((

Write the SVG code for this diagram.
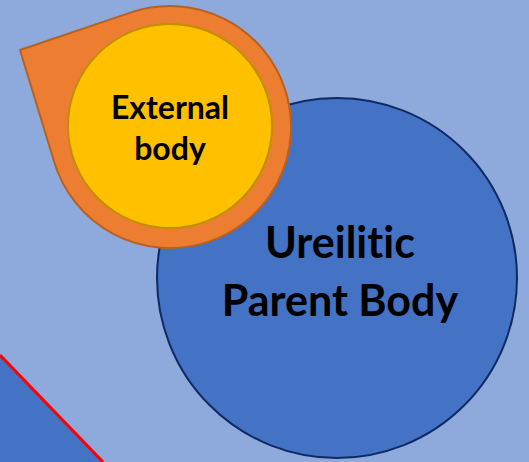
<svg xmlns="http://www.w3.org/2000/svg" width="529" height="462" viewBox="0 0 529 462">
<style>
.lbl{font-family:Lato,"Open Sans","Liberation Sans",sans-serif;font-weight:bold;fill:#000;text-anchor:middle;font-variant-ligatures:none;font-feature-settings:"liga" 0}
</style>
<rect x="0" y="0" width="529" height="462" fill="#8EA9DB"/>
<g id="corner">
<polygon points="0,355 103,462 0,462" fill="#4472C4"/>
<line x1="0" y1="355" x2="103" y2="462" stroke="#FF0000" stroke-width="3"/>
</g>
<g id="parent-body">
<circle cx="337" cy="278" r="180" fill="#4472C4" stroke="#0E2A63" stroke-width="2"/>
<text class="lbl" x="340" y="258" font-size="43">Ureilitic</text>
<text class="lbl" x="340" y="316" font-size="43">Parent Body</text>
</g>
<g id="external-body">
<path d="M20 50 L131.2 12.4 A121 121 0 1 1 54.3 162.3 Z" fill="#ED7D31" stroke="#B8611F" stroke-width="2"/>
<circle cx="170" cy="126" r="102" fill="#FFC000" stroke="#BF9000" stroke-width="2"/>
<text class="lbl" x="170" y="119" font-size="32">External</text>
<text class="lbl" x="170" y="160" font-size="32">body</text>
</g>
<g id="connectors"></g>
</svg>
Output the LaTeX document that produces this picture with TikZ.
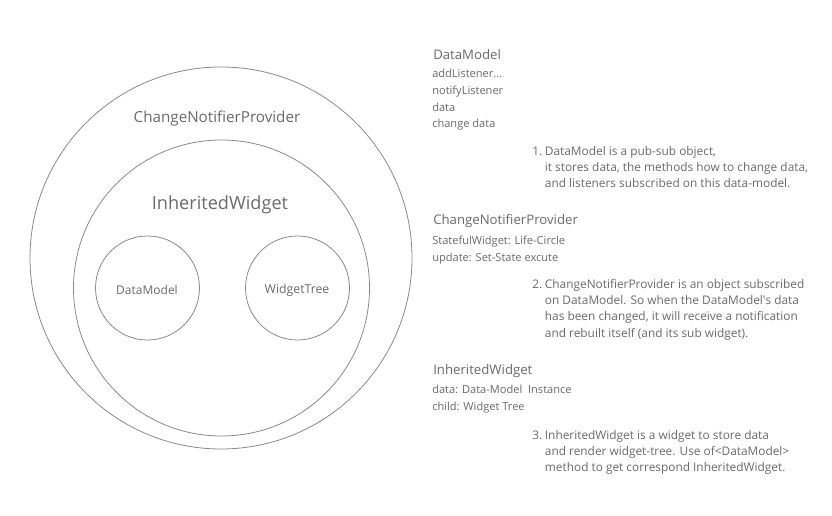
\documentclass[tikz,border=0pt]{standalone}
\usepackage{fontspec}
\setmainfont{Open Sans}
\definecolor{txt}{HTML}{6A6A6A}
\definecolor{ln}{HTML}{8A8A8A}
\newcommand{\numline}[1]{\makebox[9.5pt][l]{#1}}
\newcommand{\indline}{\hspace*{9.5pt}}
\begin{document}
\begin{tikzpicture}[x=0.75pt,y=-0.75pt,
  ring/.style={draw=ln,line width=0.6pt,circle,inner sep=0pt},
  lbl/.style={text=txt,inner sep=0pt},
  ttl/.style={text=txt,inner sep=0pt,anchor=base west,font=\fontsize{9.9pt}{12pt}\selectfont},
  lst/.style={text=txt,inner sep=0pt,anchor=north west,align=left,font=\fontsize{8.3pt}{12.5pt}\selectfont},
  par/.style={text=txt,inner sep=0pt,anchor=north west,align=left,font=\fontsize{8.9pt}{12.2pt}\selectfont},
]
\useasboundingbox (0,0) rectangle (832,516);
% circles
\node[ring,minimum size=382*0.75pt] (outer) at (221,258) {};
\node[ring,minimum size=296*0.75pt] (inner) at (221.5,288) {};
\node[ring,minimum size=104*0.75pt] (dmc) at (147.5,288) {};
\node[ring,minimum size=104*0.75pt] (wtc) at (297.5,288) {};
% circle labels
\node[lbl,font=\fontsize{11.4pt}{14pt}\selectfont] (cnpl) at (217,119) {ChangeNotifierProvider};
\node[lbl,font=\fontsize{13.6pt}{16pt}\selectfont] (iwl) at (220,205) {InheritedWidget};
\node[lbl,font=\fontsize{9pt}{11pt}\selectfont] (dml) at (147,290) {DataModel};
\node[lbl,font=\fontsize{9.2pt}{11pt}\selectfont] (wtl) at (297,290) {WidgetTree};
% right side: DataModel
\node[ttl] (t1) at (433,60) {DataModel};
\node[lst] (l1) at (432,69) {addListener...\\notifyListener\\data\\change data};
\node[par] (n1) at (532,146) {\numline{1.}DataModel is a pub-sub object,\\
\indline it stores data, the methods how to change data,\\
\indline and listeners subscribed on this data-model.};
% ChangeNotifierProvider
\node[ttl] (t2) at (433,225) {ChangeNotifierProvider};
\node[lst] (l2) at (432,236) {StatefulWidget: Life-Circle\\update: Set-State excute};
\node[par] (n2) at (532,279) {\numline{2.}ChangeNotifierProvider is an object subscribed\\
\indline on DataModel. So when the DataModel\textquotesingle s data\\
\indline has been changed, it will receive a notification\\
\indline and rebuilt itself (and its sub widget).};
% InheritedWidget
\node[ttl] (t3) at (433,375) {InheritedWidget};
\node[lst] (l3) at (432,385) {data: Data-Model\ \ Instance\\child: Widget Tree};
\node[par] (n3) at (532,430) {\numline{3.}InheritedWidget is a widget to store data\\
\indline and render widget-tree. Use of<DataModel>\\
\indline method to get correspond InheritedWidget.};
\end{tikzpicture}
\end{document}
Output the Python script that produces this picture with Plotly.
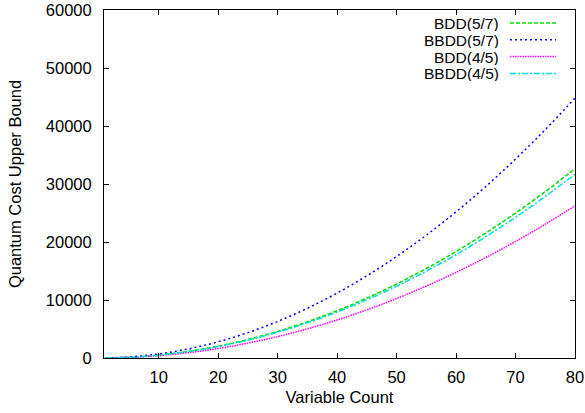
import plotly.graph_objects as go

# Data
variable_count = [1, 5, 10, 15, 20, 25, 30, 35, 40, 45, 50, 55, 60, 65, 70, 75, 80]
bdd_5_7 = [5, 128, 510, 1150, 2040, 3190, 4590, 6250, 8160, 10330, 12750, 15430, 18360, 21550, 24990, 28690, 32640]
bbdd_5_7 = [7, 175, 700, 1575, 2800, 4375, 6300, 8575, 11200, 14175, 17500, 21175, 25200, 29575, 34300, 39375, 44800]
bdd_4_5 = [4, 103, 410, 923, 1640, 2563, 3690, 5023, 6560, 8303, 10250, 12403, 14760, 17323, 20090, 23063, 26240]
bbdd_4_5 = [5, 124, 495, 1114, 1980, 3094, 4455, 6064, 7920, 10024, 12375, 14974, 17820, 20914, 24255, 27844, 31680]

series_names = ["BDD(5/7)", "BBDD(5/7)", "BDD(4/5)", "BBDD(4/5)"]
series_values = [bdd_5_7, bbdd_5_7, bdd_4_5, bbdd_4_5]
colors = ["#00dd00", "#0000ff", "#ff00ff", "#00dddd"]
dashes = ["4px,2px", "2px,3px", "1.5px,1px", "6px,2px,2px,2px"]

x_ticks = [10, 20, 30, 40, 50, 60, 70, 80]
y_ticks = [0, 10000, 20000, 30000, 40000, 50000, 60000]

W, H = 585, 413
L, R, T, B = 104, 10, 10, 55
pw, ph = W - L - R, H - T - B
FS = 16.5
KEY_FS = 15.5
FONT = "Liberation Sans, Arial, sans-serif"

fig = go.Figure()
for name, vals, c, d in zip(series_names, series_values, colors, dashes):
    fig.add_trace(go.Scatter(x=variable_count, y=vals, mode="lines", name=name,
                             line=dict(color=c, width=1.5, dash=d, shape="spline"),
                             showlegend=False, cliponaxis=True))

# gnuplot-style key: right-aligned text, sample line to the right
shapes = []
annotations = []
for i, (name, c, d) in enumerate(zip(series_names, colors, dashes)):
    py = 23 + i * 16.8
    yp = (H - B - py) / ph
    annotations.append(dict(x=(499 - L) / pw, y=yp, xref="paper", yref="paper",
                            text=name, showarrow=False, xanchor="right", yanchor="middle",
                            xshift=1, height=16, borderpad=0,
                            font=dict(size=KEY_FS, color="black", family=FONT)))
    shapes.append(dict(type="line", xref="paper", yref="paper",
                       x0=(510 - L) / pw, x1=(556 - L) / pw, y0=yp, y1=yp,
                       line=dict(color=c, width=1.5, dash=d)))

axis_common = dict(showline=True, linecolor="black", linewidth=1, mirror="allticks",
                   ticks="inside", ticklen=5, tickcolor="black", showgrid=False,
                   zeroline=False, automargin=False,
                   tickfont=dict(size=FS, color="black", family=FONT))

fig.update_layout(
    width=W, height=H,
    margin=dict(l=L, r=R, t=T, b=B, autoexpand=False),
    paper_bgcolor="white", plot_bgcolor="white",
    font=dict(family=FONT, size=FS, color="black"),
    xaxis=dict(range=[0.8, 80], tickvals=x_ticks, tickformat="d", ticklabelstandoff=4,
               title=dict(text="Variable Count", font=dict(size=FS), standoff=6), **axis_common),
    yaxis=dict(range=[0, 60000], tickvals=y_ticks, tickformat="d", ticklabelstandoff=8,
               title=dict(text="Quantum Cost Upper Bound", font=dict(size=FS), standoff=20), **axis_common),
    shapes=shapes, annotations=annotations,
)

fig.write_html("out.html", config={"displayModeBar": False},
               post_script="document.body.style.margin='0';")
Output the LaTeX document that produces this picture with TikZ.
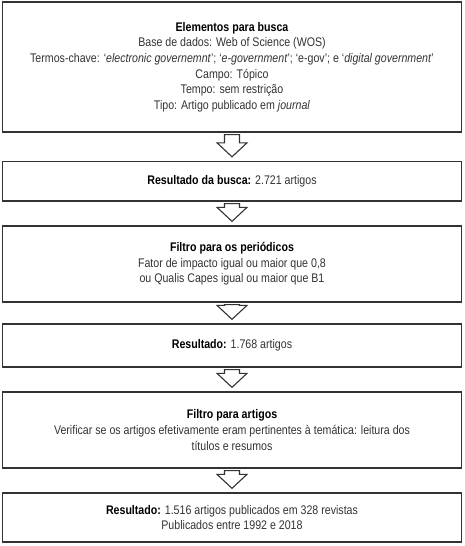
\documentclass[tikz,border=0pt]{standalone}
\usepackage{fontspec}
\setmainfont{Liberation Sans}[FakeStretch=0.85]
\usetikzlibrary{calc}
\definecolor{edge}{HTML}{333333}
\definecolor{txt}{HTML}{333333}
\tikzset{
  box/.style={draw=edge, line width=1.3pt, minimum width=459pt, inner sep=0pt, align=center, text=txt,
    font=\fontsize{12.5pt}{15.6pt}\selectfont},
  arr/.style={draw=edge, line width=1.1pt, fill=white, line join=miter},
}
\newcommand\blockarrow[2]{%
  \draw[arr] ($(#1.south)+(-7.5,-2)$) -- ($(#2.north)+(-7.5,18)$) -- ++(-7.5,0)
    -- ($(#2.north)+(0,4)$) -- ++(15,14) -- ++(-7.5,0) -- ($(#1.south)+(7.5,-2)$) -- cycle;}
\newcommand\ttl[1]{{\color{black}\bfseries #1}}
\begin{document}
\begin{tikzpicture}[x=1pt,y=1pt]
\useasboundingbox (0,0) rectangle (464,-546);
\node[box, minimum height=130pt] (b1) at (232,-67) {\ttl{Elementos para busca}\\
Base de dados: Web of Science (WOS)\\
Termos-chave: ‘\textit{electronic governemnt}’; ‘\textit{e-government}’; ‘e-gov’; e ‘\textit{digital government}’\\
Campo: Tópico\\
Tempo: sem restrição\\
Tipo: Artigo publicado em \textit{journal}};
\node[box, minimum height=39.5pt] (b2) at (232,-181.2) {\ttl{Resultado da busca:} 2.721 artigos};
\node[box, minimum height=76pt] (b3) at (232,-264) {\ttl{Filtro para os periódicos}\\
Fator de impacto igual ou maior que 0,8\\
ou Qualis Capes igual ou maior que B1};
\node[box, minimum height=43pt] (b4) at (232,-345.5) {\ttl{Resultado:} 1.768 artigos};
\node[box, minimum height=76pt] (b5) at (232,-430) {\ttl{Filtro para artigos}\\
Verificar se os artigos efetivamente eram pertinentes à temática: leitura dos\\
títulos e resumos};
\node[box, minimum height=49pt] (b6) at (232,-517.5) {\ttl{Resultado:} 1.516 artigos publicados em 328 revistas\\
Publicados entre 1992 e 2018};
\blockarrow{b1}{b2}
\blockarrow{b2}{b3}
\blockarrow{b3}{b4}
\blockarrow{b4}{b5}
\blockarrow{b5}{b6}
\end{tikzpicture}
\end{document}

))

What you should do:
Begin with the line that contains "Output the Python" and end with the line that contains "import plotly.graph_objects as go"; write out both and all lines between exactly, but no pictures.

Exercise answer:
Output the Python script that produces this picture with Plotly.
import plotly.graph_objects as go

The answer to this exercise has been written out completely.